GIVEN RECORDS:
# # #
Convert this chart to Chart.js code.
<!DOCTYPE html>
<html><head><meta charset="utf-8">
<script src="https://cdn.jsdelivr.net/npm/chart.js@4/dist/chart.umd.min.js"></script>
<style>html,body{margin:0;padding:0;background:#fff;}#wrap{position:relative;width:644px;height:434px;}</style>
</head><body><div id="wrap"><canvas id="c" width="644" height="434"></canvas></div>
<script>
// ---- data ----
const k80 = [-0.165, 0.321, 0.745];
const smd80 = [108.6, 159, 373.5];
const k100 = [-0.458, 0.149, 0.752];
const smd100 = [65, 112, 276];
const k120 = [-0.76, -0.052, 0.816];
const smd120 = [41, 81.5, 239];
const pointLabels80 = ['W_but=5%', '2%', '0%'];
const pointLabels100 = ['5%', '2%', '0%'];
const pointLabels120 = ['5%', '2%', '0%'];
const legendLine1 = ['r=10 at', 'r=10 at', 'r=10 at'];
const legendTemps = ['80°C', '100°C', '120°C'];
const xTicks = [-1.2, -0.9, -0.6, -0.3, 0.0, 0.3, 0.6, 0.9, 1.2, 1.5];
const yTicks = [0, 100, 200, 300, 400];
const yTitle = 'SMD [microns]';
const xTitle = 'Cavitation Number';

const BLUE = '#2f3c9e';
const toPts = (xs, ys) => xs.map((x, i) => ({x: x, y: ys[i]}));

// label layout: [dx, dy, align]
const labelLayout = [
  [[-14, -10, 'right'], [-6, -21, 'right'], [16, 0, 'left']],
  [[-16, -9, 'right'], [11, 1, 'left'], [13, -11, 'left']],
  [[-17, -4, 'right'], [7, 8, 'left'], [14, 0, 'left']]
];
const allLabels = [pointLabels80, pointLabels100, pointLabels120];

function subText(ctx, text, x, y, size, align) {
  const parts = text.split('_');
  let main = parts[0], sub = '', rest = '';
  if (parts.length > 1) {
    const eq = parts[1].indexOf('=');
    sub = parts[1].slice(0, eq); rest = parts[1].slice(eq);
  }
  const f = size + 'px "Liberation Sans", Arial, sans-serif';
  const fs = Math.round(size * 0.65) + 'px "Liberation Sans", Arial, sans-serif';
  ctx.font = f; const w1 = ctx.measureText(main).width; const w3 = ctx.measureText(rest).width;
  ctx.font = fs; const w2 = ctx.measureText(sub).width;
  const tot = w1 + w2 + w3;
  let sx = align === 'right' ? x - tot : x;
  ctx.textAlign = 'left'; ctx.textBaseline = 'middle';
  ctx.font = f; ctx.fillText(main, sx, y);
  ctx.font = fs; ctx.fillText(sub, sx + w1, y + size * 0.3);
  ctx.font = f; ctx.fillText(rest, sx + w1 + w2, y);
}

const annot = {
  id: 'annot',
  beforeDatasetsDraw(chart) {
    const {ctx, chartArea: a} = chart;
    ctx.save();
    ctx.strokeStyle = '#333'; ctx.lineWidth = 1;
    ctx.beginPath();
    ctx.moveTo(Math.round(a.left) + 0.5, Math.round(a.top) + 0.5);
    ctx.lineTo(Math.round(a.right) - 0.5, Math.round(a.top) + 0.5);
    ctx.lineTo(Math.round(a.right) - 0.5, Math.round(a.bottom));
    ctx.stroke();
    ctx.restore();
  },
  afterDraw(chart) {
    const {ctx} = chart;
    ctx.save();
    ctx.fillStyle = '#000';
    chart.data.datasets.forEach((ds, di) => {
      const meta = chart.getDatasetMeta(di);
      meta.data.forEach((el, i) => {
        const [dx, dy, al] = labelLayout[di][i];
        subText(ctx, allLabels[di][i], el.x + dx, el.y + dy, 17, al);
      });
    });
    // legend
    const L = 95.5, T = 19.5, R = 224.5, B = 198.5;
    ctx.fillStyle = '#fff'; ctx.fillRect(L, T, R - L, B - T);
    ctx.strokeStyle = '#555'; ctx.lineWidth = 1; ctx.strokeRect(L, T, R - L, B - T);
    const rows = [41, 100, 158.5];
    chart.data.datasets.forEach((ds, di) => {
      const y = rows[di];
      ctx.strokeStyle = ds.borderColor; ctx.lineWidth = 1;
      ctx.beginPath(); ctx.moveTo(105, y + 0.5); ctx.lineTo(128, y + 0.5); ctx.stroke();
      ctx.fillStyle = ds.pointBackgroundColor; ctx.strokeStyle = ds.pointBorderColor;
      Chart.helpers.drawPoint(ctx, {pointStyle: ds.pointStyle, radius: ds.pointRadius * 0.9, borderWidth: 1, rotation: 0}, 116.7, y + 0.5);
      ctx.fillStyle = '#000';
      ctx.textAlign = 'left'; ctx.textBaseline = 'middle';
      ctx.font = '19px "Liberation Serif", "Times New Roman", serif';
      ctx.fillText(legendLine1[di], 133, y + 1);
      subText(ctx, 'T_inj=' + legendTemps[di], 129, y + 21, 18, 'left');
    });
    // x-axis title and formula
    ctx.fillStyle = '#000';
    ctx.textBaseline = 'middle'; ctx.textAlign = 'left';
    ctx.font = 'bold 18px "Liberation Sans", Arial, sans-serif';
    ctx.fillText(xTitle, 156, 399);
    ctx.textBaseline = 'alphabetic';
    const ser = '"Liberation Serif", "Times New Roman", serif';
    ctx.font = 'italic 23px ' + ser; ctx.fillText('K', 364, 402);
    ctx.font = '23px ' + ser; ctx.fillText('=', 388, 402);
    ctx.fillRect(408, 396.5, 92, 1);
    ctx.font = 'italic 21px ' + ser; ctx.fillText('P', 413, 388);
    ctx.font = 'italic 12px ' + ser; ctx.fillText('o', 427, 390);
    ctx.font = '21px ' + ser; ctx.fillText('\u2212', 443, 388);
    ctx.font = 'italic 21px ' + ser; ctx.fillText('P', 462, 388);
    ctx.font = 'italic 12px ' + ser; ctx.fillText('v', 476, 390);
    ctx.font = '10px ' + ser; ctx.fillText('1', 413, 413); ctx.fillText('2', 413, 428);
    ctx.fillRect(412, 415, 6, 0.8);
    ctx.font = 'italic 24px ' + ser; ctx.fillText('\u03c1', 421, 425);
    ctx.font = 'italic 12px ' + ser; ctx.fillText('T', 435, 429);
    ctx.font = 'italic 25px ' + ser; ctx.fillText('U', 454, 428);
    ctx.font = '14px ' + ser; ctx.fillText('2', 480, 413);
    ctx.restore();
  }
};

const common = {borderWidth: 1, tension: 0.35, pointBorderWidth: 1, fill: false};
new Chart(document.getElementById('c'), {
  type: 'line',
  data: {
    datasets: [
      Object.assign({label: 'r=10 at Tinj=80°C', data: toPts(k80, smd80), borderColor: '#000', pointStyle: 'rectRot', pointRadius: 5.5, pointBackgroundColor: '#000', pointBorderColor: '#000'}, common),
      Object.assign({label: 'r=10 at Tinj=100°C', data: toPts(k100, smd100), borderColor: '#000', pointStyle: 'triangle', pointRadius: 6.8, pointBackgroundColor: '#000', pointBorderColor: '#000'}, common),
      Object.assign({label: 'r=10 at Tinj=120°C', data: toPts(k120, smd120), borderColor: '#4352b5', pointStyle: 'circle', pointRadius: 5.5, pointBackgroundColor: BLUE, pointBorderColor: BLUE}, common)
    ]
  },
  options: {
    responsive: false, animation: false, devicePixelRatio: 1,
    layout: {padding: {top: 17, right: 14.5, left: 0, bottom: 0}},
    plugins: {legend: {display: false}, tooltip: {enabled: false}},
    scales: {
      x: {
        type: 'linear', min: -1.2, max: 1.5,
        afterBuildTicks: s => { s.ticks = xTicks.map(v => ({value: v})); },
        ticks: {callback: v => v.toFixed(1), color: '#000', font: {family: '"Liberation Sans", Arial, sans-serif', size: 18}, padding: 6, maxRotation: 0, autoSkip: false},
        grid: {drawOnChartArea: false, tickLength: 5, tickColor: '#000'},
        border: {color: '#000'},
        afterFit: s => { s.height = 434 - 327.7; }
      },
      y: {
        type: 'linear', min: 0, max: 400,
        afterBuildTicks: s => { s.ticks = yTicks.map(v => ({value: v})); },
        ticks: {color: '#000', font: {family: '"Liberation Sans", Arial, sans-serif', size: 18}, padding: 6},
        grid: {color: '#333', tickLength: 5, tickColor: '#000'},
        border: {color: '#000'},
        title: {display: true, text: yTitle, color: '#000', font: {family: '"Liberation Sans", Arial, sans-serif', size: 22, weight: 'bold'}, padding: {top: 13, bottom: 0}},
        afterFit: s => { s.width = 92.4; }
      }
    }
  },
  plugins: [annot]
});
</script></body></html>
# # #
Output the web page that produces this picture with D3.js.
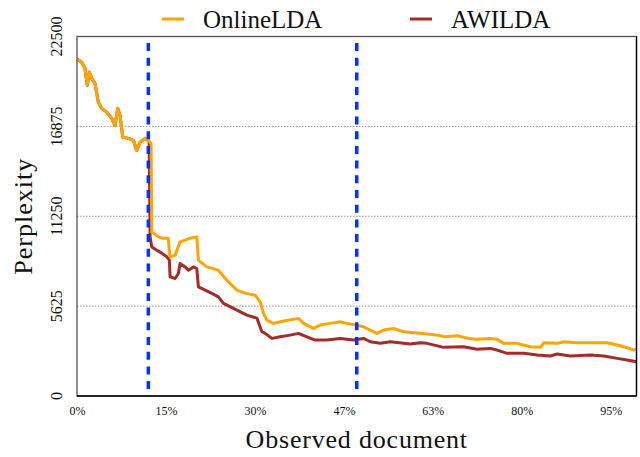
# # #
TASK PROMPT: Collect, from the material above, every line containing the word "this".

SOLVED PROBLEM:
Convert this chart to Chart.js code.
Output the web page that produces this picture with D3.js.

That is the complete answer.